Waterford face Kilkenny in today’s All-Ireland hurling semi-final showdown at Croke Park. Here, we look at the three main talking points before today’s clash.
Will Kilkenny target Waterford’s defence with high ball?
Tipperary’s Munster final victory over Waterford was a hammering and it was all down to Michael Ryan’s tactics on the day. The Tipperary defence launched high ball after high ball straight down on top of Waterford sweeper Tadhg de Búrca. The Waterford defence couldn’t deal with the aerial threat from the likes of John McGrath and Seamus Callanan.
Instead of playing the wings to avoid the sweeper, Tipperary went for the juggler. They attacked the sweeper and went for goals. It ultimately paid off. The question is, will Kilkenny do the same? Starting John Power suggests they may very well do.
Kilkenny are renowned for trying to kill games early with goals and Waterford should expect an early onslaught of high balls from the Cats.
Where will Austin Gleeson play?
Although, this is only Austin Gleeson’s third championship campaign, he is arguably the most-talked about inter-county hurler. The Mount Sion man’s best position has been up for debate all summer and manager Derek McGrath hasn’t settled on one position for the young star.
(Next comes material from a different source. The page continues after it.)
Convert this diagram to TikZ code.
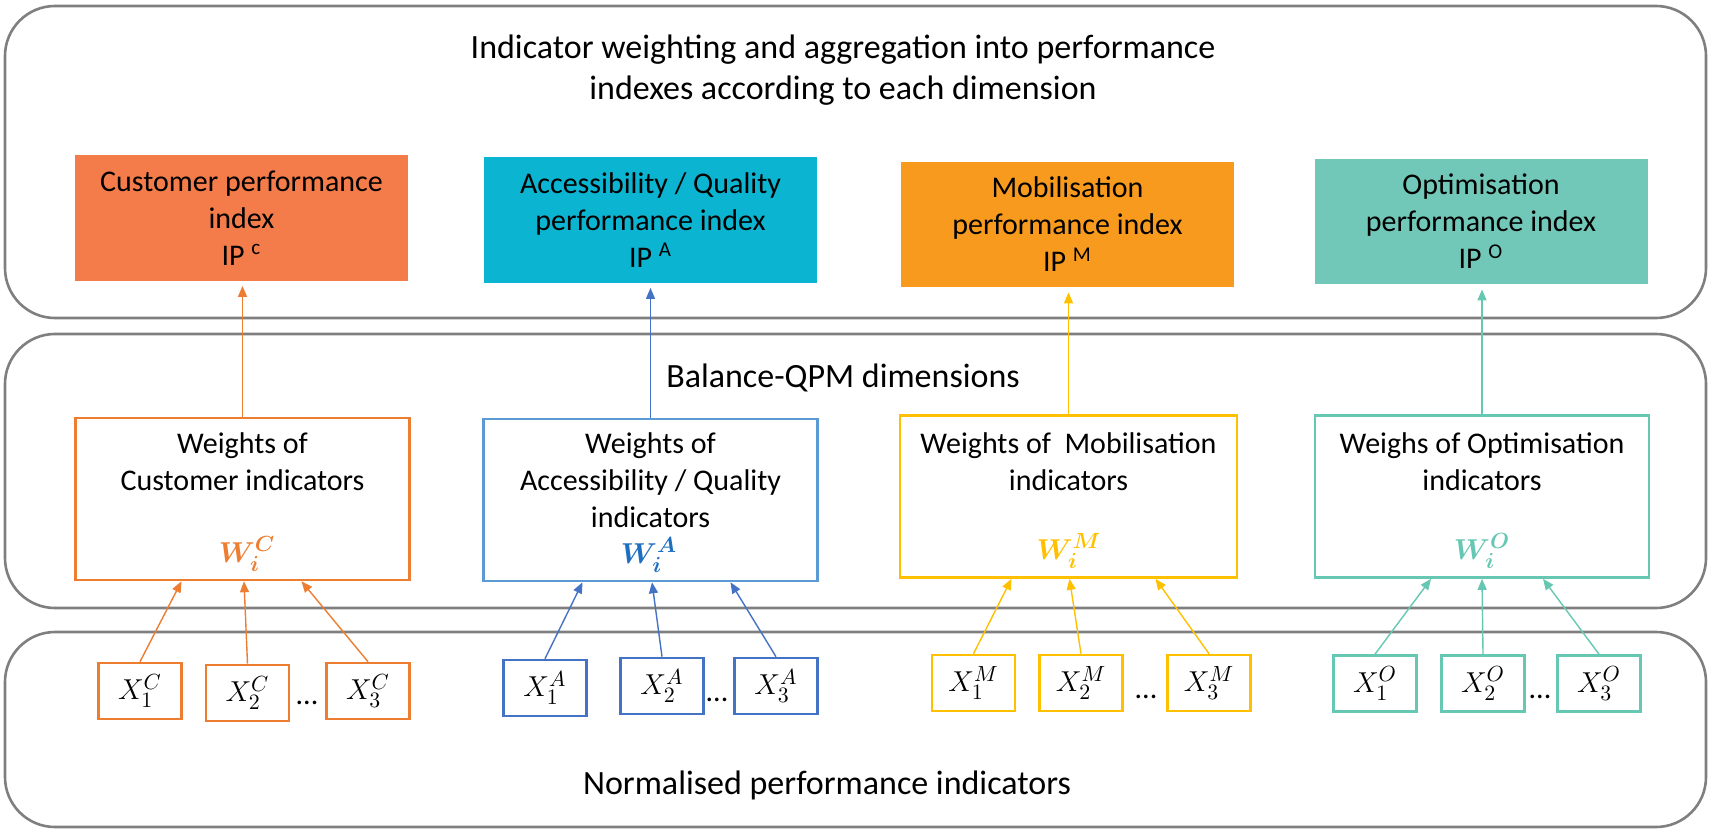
\documentclass[tikz,border=0pt]{standalone}
\usepackage{fontspec}
\setmainfont{Carlito}
\usepackage{amsmath,bm}
\usetikzlibrary{arrows.meta,calc}
\definecolor{cFill}{HTML}{F47C4A}
\definecolor{cLine}{HTML}{ED7D31}
\definecolor{aFill}{HTML}{0BB4D0}
\definecolor{aLine}{HTML}{5B9BD5}
\definecolor{aDark}{HTML}{4472C4}
\definecolor{aText}{HTML}{1F6FC0}
\definecolor{mFill}{HTML}{F79A1E}
\definecolor{mLine}{HTML}{FFC000}
\definecolor{oFill}{HTML}{72C8B8}
\definecolor{oLine}{HTML}{66C7B2}
\definecolor{gLine}{HTML}{7F7F7F}
\begin{document}
\begin{tikzpicture}[x=0.5pt,y=-0.5pt,
  panel/.style={draw=gLine,line width=1.3pt,rounded corners=25pt},
  bigtxt/.style={inner sep=0pt,align=center,font=\fontsize{17pt}{20.5pt}\selectfont},
  txt/.style={inner sep=0pt,align=center,font=\fontsize{15pt}{18.5pt}\selectfont},
  idx/.style={txt,minimum width=166.5pt,minimum height=62.5pt,draw=none},
  wbox/.style={draw,line width=1.3pt,minimum width=167pt,minimum height=81pt,inner sep=0pt},
  xbox/.style={draw,line width=1.3pt,minimum width=41.5pt,minimum height=28pt,inner sep=0pt,font=\fontsize{15pt}{18pt}\selectfont},
  wsym/.style={inner sep=0pt,font=\fontsize{15pt}{18pt}\selectfont},
  dots/.style={inner sep=0pt,font=\fontsize{15pt}{18pt}\selectfont},
  arr/.style={line width=0.7pt,-{Triangle[length=5.5pt,width=4.5pt]}}
]
\useasboundingbox (0,0) rectangle (1712,834);
% panels
\draw[panel] (5,6) rectangle (1706,318);
\draw[panel] (5,334) rectangle (1706,608);
\draw[panel] (5,632) rectangle (1706,827);
% panel titles
\node[bigtxt] (title) at (843,70.5) {Indicator weighting and aggregation into performance\\indexes according to each dimension};
\node[bigtxt] (bal) at (843,378) {Balance-QPM dimensions};
\node[bigtxt] (norm) at (827,785) {Normalised performance indicators};
% index boxes
\node[idx,fill=cFill] (ic) at (241.5,218) {Customer performance\\index\\IP \textsuperscript{c}};
\node[idx,fill=aFill] (ia) at (650.5,220) {Accessibility / Quality\\performance index\\IP \textsuperscript{A}};
\node[idx,fill=mFill] (im) at (1067.5,224.5) {Mobilisation\\performance index\\IP \textsuperscript{M}};
\node[idx,fill=oFill] (io) at (1481,221.5) {Optimisation\\performance index\\IP \textsuperscript{O}};
% weight boxes
\node[wbox,draw=cLine] (wc) at (242.5,499) {};
\node[wbox,draw=aLine] (wa) at (650.5,500) {};
\node[wbox,draw=mLine,minimum width=168.5pt] (wm) at (1068.5,496.5) {};
\node[wbox,draw=oLine] (wo) at (1482,496.5) {};
\node[txt] (tc) at (242.5,462) {Weights of\\Customer indicators};
\node[txt] (ta) at (650.5,480) {Weights of\\Accessibility / Quality\\indicators};
\node[txt] (tm) at (1068.5,461.5) {Weights of~~Mobilisation\\indicators};
\node[txt] (to) at (1482,461.5) {Weighs of Optimisation\\indicators};
\node[wsym,text=cLine] (sc) at (247,554) {$\bm{W_i^C}$};
\node[wsym,text=aText] (sa) at (649,555) {$\bm{W_i^A}$};
\node[wsym,text=mLine] (sm) at (1069,551) {$\bm{W_i^M}$};
\node[wsym,text=oLine] (so) at (1482,551) {$\bm{W_i^O}$};
% X boxes
\node[xbox,draw=cLine] (xc1) at (140,691) {$X_1^C$};
\node[xbox,draw=cLine] (xc2) at (247.5,693) {$X_2^C$};
\node[xbox,draw=cLine] (xc3) at (368,691) {$X_3^C$};
\node[dots] (dc) at (307,703) {...};
\node[xbox,draw=aDark] (xa1) at (545,688) {$X_1^A$};
\node[xbox,draw=aDark] (xa2) at (662,686) {$X_2^A$};
\node[xbox,draw=aDark] (xa3) at (776,686) {$X_3^A$};
\node[dots] (da) at (717,700) {...};
\node[xbox,draw=mLine] (xm1) at (973.5,683) {$X_1^M$};
\node[xbox,draw=mLine] (xm2) at (1081,683) {$X_2^M$};
\node[xbox,draw=mLine] (xm3) at (1209,683) {$X_3^M$};
\node[dots] (dm) at (1146,697) {...};
\node[xbox,draw=oLine] (xo1) at (1375,683.5) {$X_1^O$};
\node[xbox,draw=oLine] (xo2) at (1483,683.5) {$X_2^O$};
\node[xbox,draw=oLine] (xo3) at (1599,683.5) {$X_3^O$};
\node[dots] (do) at (1540,697) {...};
% arrows weights -> index
\draw[arr,cLine,shorten >=2.5pt] (wc.north) -- (wc.north |- ic.south);
\draw[arr,aDark,shorten >=2.5pt] (wa.north) -- (wa.north |- ia.south);
\draw[arr,mLine,shorten >=2.5pt] (wm.north) -- (wm.north |- im.south);
\draw[arr,oLine,shorten >=2.5pt] (wo.north) -- (wo.north |- io.south);
% arrows X -> weights
\draw[arr,cLine] (xc1.north) -- ($(wc.south)+(-61,0)$);
\draw[arr,cLine] (xc2.north) -- ($(wc.south)+(1.5,0)$);
\draw[arr,cLine] (xc3.north) -- ($(wc.south)+(59,0)$);
\draw[arr,aDark] (xa1.north) -- ($(wa.south)+(-68,0)$);
\draw[arr,aDark] (xa2.north) -- ($(wa.south)+(1.5,0)$);
\draw[arr,aDark] (xa3.north) -- ($(wa.south)+(80,0)$);
\draw[arr,mLine] (xm1.north) -- ($(wm.south)+(-57,0)$);
\draw[arr,mLine] (xm2.north) -- ($(wm.south)+(1,0)$);
\draw[arr,mLine] (xm3.north) -- ($(wm.south)+(87,0)$);
\draw[arr,oLine] (xo1.north) -- ($(wo.south)+(-51,0)$);
\draw[arr,oLine] (xo2.north) -- ($(wo.south)+(0,0)$);
\draw[arr,oLine] (xo3.north) -- ($(wo.south)+(61,0)$);
\end{tikzpicture}
\end{document}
Gleeson featured in the forwards in the Déise’s Munster semi-final win over Clare but was out around the middle of the field in a roaming role against Wexford the last day Waterford were out.
There have been calls to position Gleeson at centre-back after his utterly sublime performance in the Munster u21 championship final. However, placing Gleeson at centre-back would go against McGrath’s policy of implementing his sweeper system and it is more than likely that Gleeson will go head-to-head with Michael Fennelly in the middle of the field.
Can Waterford rectify their shooting problems and score goals?
Waterford have had their fair share of wides this summer. With a lack of bodies in the forward line, Derek McGrath’s men have been forced to shoot from distance, resulting in staggering tallies of wides.
It was in the first-half of the Munster final where Waterford lost the game. Maurice Shanahan and Pauric Mahony in particular put far too many balls wide when the Déise had the wind at their backs.
Waterford have also struggled to get goals this summer and with the introduction of both Jake Dillon and Colin Dunford in particular, Derek McGrath will hope his side can have a change of fortune in front of goal today at GAA HQ.
There are many questions which will be answered in today’s first All-Ireland semi-final. The tactical battle will be nothing short of fascinating. Roll on 15:30.